According to the Congressional Budget Office (CBO), the budget deficit in future years is expected to be around 4% of GDP. If we could trim that by one quarter, reducing it to 3% of GDP, we could prevent the debt from rocketing higher compared to size of the overall economy. Keeping the debt stable and also paying for that $600 billion in new spending will require higher taxes, amounting to 4% of GDP -- 1% to cut the deficit and 3% to fund the new spending.

Such an increase in taxes should not be very hard to achieve in view of the massive profits of corporations and the megawealth of America's richest individuals. Over the past 50 years, corporate taxes have been cut dramatically -- from nearly 4% of GDP to little more than 1% today. By reversing part of those corporate cuts, we could (and should) raise an additional $400 billion.

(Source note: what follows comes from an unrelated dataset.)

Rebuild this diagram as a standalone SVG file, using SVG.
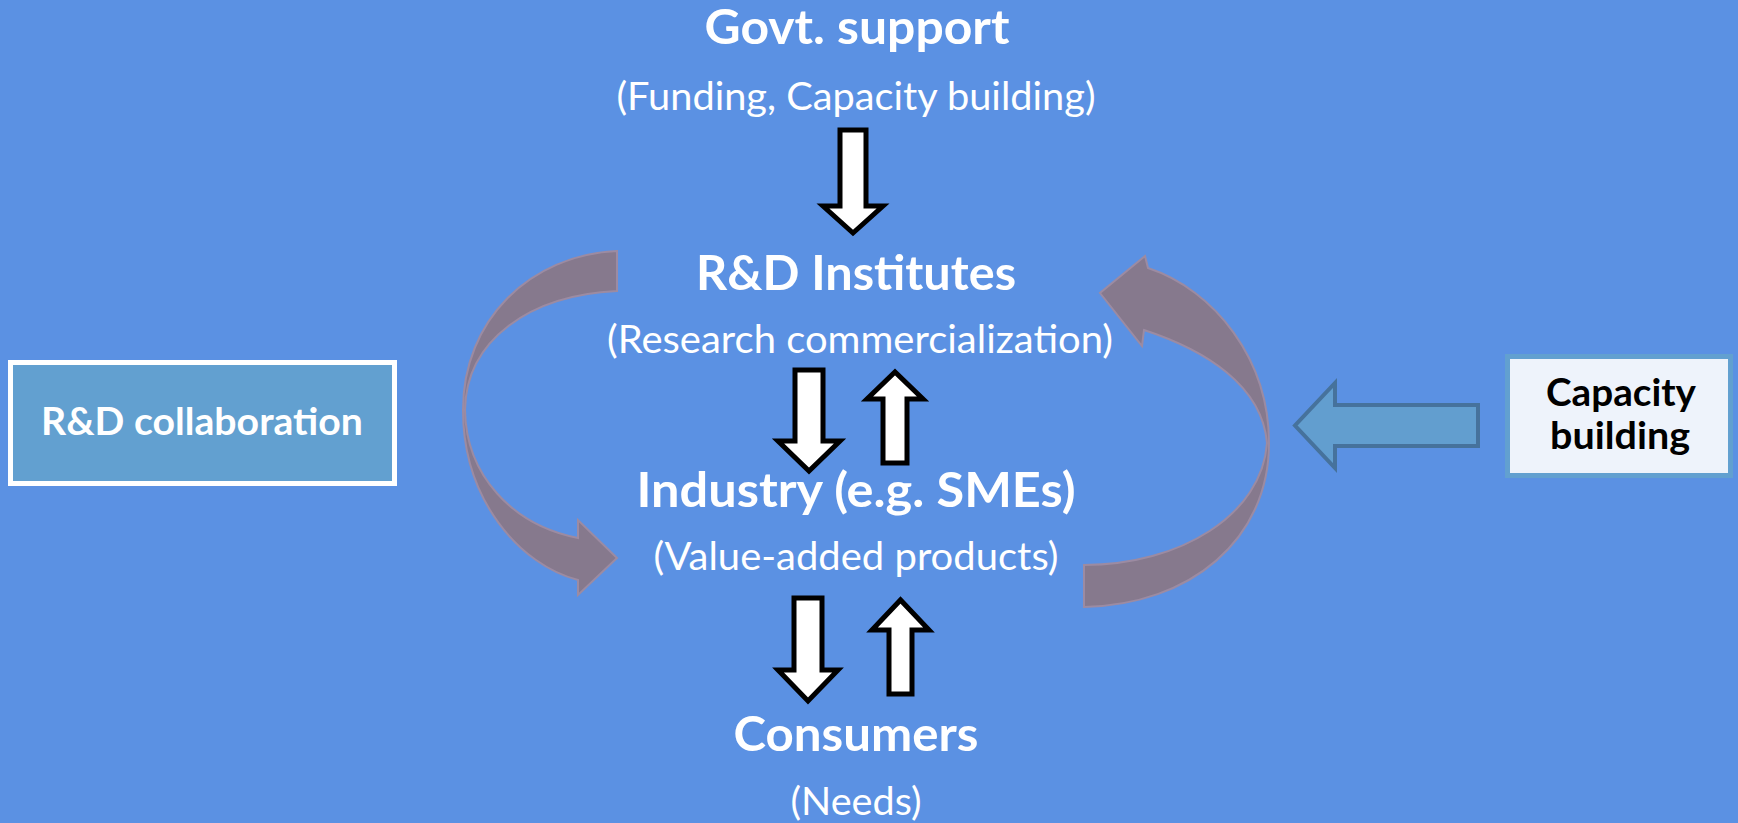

For the other 2% of GDP, we should turn mainly to the richest Americans. Senators Bernie Sanders and Elizabeth Warren are rightly calling for a tax on ultra-wealth, starting at $50 million and above. It would raise an estimated $3 trillion over the next 10 years. The tax would hit only the wealthiest 0.1 % of households (the top 100,000 households out of America's 121 million).

There are many other good tax options to raise the remaining funds.

These include a new tax on CO2 pollution to be paid by an income tax surcharge on Big Oil; a rise in the top wage limit on payroll contributions to Social Security; a rise in the top personal income tax bracket for the highest earners; and a financial transaction tax on stock market purchases and sales.

President Biden is right to signal that he will follow his rescue package with a jobs and infrastructure package. The federal government will expand, as it did in the New Deal era, to create a society that is more prosperous, fair and sustainable.